Historical and Cultural Setting

Gothic takes place in the middle of the Regency; in England, King George III’s illness had led to the Regency Act 1811, and his eldest son George, Prince of Wales, was appointed Regent to discharge royal functions. For the wealthy, the Regency era was a time of refinement and culture, but for those not of the Ton,  poverty was rampant.  As people came to the cities and larger towns for work, they increasingly found themselves living in slums; their lives made harder by the years of war, economic collapse, and mass unemployment.

The Romantic Movement

Our poets were a part of the Romantic movement which was characterised by its emphasis on what the poet William Wordsworth described as “the spontaneous overflow of powerful feelings.” They were also radicals, revolutionaries even.  They held beliefs and ideas that went against the norms of Regency society, and so they stood outside of it. 

Byron, Mary Godwin and Percy Shelley were a central part of this movement, calling for free love and free exchange of ideas. Women’s rights, atheism, vegetarianism, and even revolution. They rejected many of the norms of society, particulaerly the social rules that governed interactions between the classes. This means that the servants in this larp will be an integral part of the story, rather than background functionaries.

Why has Byron left England?

In 1812, after the publication of the first two cantos of his poem, Childe Harold’s Pilgrimage, Byron became “the most brilliant star” in the dazzling world of Regency London.  His notoriety and fame led to a series of affairs, the first with Lady Caroline Lamb (who called him “mad, bad and dangerous to know”) and with other lovers.
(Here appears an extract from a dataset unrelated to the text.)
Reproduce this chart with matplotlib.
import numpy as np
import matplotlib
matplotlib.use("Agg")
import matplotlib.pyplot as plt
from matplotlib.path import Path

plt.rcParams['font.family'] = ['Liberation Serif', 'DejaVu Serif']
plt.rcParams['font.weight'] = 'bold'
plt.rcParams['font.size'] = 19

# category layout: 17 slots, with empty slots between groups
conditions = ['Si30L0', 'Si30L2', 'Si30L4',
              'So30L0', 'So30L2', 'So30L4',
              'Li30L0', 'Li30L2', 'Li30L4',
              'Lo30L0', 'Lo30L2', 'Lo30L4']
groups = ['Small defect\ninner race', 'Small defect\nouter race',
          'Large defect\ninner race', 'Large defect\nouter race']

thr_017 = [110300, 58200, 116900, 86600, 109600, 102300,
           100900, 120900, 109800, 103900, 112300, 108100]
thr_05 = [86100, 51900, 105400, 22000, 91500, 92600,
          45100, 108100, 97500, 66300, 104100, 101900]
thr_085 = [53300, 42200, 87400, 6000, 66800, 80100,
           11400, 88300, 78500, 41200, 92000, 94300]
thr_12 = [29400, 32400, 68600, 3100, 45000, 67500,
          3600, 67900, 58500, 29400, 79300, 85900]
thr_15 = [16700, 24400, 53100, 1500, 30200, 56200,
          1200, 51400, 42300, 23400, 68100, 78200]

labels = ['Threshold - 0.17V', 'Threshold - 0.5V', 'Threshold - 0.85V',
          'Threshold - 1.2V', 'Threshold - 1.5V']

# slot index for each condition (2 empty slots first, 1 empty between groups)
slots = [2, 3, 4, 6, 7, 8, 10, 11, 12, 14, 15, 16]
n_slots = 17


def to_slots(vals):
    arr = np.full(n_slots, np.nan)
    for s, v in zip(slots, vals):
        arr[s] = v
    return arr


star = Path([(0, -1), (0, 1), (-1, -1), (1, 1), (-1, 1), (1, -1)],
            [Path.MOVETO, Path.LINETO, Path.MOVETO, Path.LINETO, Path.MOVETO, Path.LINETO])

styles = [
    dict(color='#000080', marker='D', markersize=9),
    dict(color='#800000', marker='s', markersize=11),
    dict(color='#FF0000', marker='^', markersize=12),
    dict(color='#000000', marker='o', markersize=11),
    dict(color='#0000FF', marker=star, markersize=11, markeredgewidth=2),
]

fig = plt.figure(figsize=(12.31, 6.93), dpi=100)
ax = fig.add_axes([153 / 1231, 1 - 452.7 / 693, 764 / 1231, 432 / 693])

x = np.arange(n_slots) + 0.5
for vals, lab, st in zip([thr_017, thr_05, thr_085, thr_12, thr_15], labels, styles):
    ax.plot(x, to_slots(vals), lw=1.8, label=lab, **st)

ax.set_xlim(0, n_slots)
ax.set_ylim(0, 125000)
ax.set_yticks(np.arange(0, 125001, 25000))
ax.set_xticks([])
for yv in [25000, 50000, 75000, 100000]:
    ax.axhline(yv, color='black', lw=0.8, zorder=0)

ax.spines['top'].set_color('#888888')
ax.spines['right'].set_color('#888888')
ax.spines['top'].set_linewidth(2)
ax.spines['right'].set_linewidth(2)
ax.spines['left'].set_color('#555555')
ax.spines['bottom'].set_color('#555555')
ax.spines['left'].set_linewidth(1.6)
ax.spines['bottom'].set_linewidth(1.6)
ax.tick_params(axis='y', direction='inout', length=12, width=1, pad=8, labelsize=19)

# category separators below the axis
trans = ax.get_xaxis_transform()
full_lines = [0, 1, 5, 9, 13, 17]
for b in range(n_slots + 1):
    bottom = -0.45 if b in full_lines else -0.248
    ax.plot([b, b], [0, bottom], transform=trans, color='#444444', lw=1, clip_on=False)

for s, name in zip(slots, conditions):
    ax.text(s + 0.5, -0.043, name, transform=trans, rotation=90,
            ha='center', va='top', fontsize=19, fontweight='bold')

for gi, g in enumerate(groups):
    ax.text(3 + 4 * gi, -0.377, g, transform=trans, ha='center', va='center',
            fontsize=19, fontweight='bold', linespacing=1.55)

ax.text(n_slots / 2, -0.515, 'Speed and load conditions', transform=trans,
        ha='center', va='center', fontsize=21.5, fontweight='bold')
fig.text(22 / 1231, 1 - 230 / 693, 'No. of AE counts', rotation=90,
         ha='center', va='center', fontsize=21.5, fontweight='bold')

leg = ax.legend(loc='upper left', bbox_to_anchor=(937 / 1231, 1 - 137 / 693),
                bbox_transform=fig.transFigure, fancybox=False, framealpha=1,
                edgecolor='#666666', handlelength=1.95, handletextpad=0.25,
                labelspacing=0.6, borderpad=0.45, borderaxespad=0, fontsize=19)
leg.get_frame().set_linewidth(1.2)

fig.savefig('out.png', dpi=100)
Deeply in debt he married the heiress Annabella Millbanke in September 1814.   That would have been the end of it, except for his continual affairs with actresses. 

In January 1816 Annabella left Byron, taking their daughter Ada with her. By April of the same year the scandal of the separation, ever increasing debut, and the rumours about an incestuous affair with his half-sister, Augusta, forced Byron to leave England. He was never to return. 

The Year Without a Summer

In April 1815 Mount Tambora — a volcano on the island of Sumbawa in present-day Indonesia, then part of the Dutch East Indies — erupted.  This catastrophic event was the most powerful volcanic eruption in recorded human history.  Tens of thousands of people died as a result of the eruption. 

The following year, whilst Europe was still recuperating from the Napoleonic Wars which had ended but a year earlier, the whole world suffered from the effects of a Volcanic winter, and 1816 became known as the Year Without A Summer. 

This is the summer Claire turned up with Percy and Mary at Byron’s villa. It is unseasonably cold and dark and there is nothing to do except stay inside and write, drink, and tell each other ghost stories which soon start to feel all too real.